No soy el Presidente de la República y jamás pretendo postularme para tal cargo. Así que algunos dirán que escribo desde la tapa de la barriga, o acaso desde la comodidad del lugar donde se encuentra alguien que no piensa estar nunca en semejante posición de angustia. Pero igual el ejercicio sirve.
Si yo fuera el Presidente, abandonaría todo plan reeleccionista y haría que mi gente entendiera que me hace daño cuando me coloca en los altares. Culminaría mi período cuando aún cuente con buenos índices de aprobación y popularidad. No caería en la tentación de la eternidad presidencial. Por el contario, prepararía el camino para convertirme en una suerte de “pasado magnifico”, de esos que siempre son usados como ejemplo cuando la ocasión la pintan de discurso. En pocas palabras, escogería el camino de la gloria segura y no correría el riesgo innecesario de la posible derrota. Es evidente que luego de tantos años, a la gente a la que no ha votado por mí, no la convenceré de hacerlo. Pero puede ocurrir que pierda apoyo, porque la reelección puede ser vista incluso por gente que me ha apoyado como un gesto intragablemente arrogante. Si yo fuera el Presidente, procuraría salir por la puerta grande y no me empecinaría en añejarme en la silla.
Si yo fuera el Presidente, invertiría todo el tiempo que me queda en el cargo en construir viviendas y carreteras, en arreglar las cárceles, en poner como tacitas de plata a los hospitales y escuelas. Haría todo lo posible para que mi discurso de entrega de la batuta pueda estar repleto de logros en materia de beneficios para las comunidades.
Si yo fuera el Presidente, jugaría ajedrez político. Invitaría a mis “adversarios” a ocupar posiciones en el gobierno, y los dejaría hacer. Total, cualquier triunfo de ellos sería contabilizado para mí y para mi gobierno. Lo mismo haría con los empresarios, quienes al fin y al cabo pueden producir empleos. De nuevo, la gloria de su éxito el pueblo me la achacaría a mí.
Si yo fuera el Presidente, no me pelearía con ningún presidente del vecindario. No respondería a sus ataques verbales. Mi jugada sería “paso y gano”. Los patrioterismos, que suelen producir aplausos, en realidad generan ovaciones pasajeras. Y si no que se lo pregunten a los argentinos, que pusieron tremenda torta cuando apelaron a los valores patrios y se lanzaron en una guerra por las islas Malvinas que ni haciendo magia podían ganar.
Si yo fuera el Presidente, invertiría tiempo, dinero y recursos cuantiosos en el asunto de la seguridad ciudadana.

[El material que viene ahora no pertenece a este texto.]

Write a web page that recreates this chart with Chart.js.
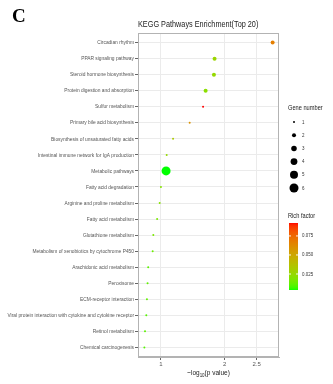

Toda persona que es víctima de la inseguridad es un elemento de destrucción propagandística de la gestión de un presidente. Y esa víctima tiene una gigantesca credibilidad, porque sus familiares, vecinos, amigos y relacionados se verán en el espejo de su sufrimiento y echarán las culpas sobre el gobierno.
Si yo fuera el Presidente, me amigaría con los jerarcas de todas las confesiones. Sabría entender que nadie en toda la historia de la Humanidad ha podido borrar a la religión. Y entendería que quien se mete con curas (y lo mismo ocurre con pastores, rabinos, imanes, etc.) se empava.
Si yo fuera el Presidente, hablaría poco y corto. Le abriría las puertas de mi alma a todos los medios de comunicación y a todos los periodistas, muy especialmente a los que no comulgan con mi pensamiento. Los invitaría a tomar café para escucharlos, y luego de hacerlo, contestaría brevemente y al punto cada una de sus preguntas, sin caer en peroratas con las que sólo se confirman sus malas sospechas.
Si yo fuera el Presidente, me tomaría un buen par de semanas de vacaciones. Me iría a un lugar hermoso, tranquilo, lejos del mundanal ruido, para descansar el cuerpo y el alma, para descongestionarme y librarme de furias y otras pasiones desbocadas.
Pero yo no soy el Presidente. Y es evidente que alrededor del Presidente no hay quien le aconseje bien. El Presidente no tiene reales amigos, no tiene confidentes, no tiene “íntimos” que le canten las verdades en lugar de llorarle las mentiras. Y eso es triste y patético.